Mais voilà que des films sortis d’on ne sait où nous parlaient en arabe dialectal. Tony Curtis et Kirk Douglas s’engueulaient en «darija», en couleurs et en cinémascope dans «Les Vikings». Des acteurs hindous se lançaient des vannes en dialecte de chez nous dans «Mangala» …
Tout cela avait pour nous le goût d’une grande farce faite par le projectionniste, mais qu’importe, la salle était pliée de rire tout le long de la projection. Toute l’émotion que procure un film, le suspens, la charge tragique de l’histoire se dissolvaient dans une espèce de dérision générale et drolatique. En effet, un rêveur doublé de grand illusionniste nommé Brahim Sayeh avait décidé de faire parler nos rêves en arabe. Peut-être que certains se souviennent encore des rires qui accompagnaient les péripéties de ces films doublés en arabe et visionnés dans des salles de quartiers, ou en plein air lors de passages des caravanes cinématographiques qui sillonnaient le pays. L’expérience de ce doublage intempestif a fait long feu et n’a pas été prolongée faute de moyens et d’un marché pour. Le regretté Brahim Sayeh, que j’ai eu le plaisir de rencontrer plus tard chez Tayeb Seddiki, faisait avec les moyens du bord et ne pouvait compter que sur le volontarisme de certains comédiens tels Seddiki, Amidou, et la débrouillardise de quelques techniciens pour le bruitage comme pour l’aide parfois à la traduction des dialogues…D’où certaines expressions idiomatiques purement marocaines mises dans la bouche de Kirk Douglas ou des vedettes indiennes de l’époque Shami et Raj Kapoor…Pionnier, Sayeh avait une grande ambition pour faire parler le cinéma en darija et avait tout investi dans ce rêve. Il a eu quelques commandes de la TVM pour des séries françaises diffusées en ce temps. Mais les promoteurs du cinéma n’avaient pas fait une petite place à cette technique de doublage 100% marocaine. La faible demande et sans doute aussi le coût des droits des films à succès ont donc mis fin à cette expérience. Et c’est ainsi que nous sommes revenus à notre fantasmagorie d’importation, à la vie rêvée en langues étrangères et à nos rêves d’ailleurs…

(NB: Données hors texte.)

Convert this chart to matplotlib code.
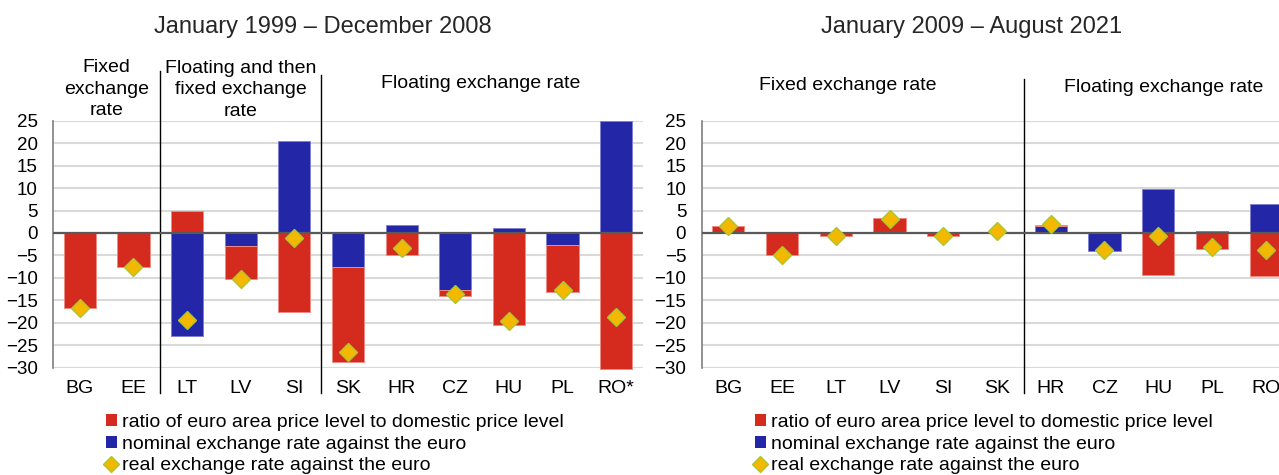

Au mitan des années soixante, le cinéma marocain va pousser son premier vagissement à notre insu. Naissance d’une cinématographie nationale. Une première vague de cinéastes formés à l’Institut des hautes études cinématographiques à Paris (IDHEC remplacé aujourd’hui par la FEMIS) bricolait dans les actualités officielles en attendant de réaliser leur grand rêve. Certains d’entre eux se sont fait les dents sur des courts métrages de grande qualité, tels Ahmed Bouanani, Abderrahmane Tazi, Majid R’chich ou Latif Lahlou. Certains ont répondu aux sirènes du secteur privé, d’autres ont été happés par la bureaucratie, au CCM, à la télé ou ailleurs. Quelques tentatives timides et confidentielles ont donné naissance à deux ou trois longs métrages accueillis avec les rires, les soupirs ou l’étonnement par un public exigeant ou incrédule. Puis vint le film qui avait occupé les débats des cinéphiles de cette époque héroïque, lesquels, il faut le dire, n’avaient rien de local et de consistant à disséquer lors des discussions homériques des ciné- clubs. Il s’agit de «Wechma» (Traces) de Hamid Bennani et auquel d’autres cinéastes marocains ont apporté leur contribution. Cette production locale est assurément le premier film d’auteur et constituera un jalon marquant dans la filmographie marocaine.
Quelques années plus tard, à l’aube des années 80, le jeune journaliste que j’étais va rencontrer la plupart de ces cinéastes dont certains sont devenus des amis. C’est d’abord à la faveur du premier festival national du film, organisé par le Centre cinématographique marocain à Rabat, que j’ai pu nouer des contacts directs avec quelques cinéastes pour les besoins de la rubrique Cinéma du supplément culturel du quotidien Almaghrib.